Time-series InSAR-based dynamic remote sensing monitoring of the Great Wall of the Ming Dynasty in Qinhuangdao

Land subsidence is a common geological disaster in the Beijing-Tianjin-Hebei region. The uneven land subsidence poses a potential threat to the protection of the Great Wall of the Ming Dynasty (the Ming Great Wall), thus causing irreversible losses. This study acquired information about the surface deformation of the Qinhuangdao section of the Ming Great Wall from 53 scenes of the Sentinel-1 data during 2016—2018 using the persistent scatterer interferometric synthetic aperture Radar (PS-InSAR) and the small baseline subsets (SBAS). The accuracy of the monitoring results was determined by the cross-validation of the deformation results obtained using different processing methods based on synthetic aperture Radar (SAR) data, yielding linear correlation with a coefficient of determination R² of 0.81 between the two types of data. Then, this study analyzed the causes of the land subsidence along the Ming Great Wall based on auxiliary data, such as changes in the groundwater level, geological structures, stratigraphic lithology, land use, and the distribution of highways and railways.

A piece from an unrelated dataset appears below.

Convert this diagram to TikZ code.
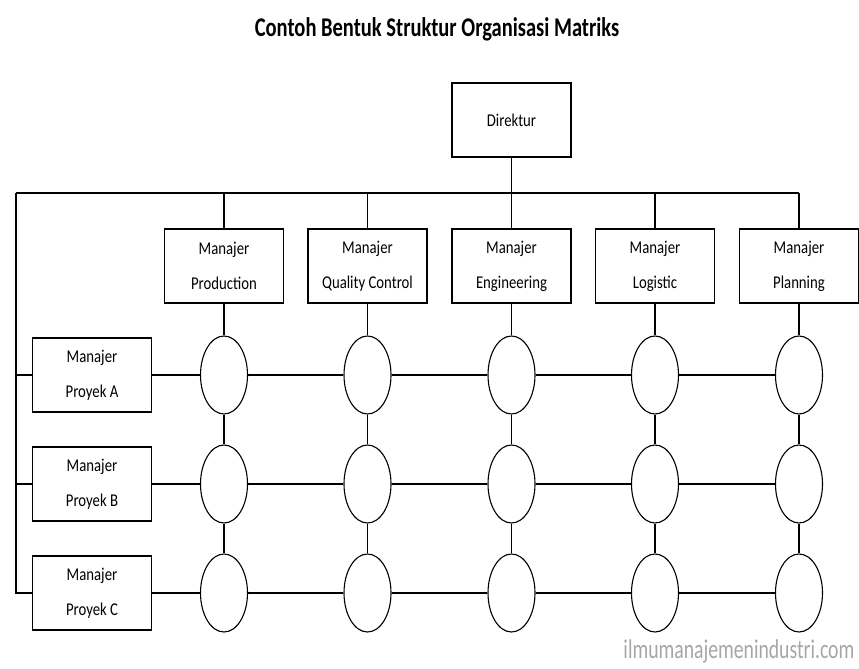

Finally, the land subsidence of the Ming Great Wall was predicted using the generalized regression neural network (GRNN). The results are as follows: ① The Qinhuangdao section of the Ming Great Wall exhibits varying degrees of deformation, with the severe deformation primarily distributed in the eastern and northeastern regions and a maximum subsidence rate of more than -12 mm/a; ② The land subsidence is slightly related to groundwater exploitation; ③ The land subsidence rate of the Ming Great Wall differ slightly before and after the great wall encounters the fault zone; ④ The areas with severe land subsidence are mainly distributed in the Quaternary Holocene clay layer; ⑤ Traffic road operation has not caused any great impact on the settlement along the Ming Great Wall. The GRNN-based prediction results show that the land subsidence along the Ming Great Wall will gradually increase in the future, and special attention should be paid to some areas. This study will provide technical support for the systematic monitoring and overall protection of the sections of the Ming Great Wall located in mountainous areas.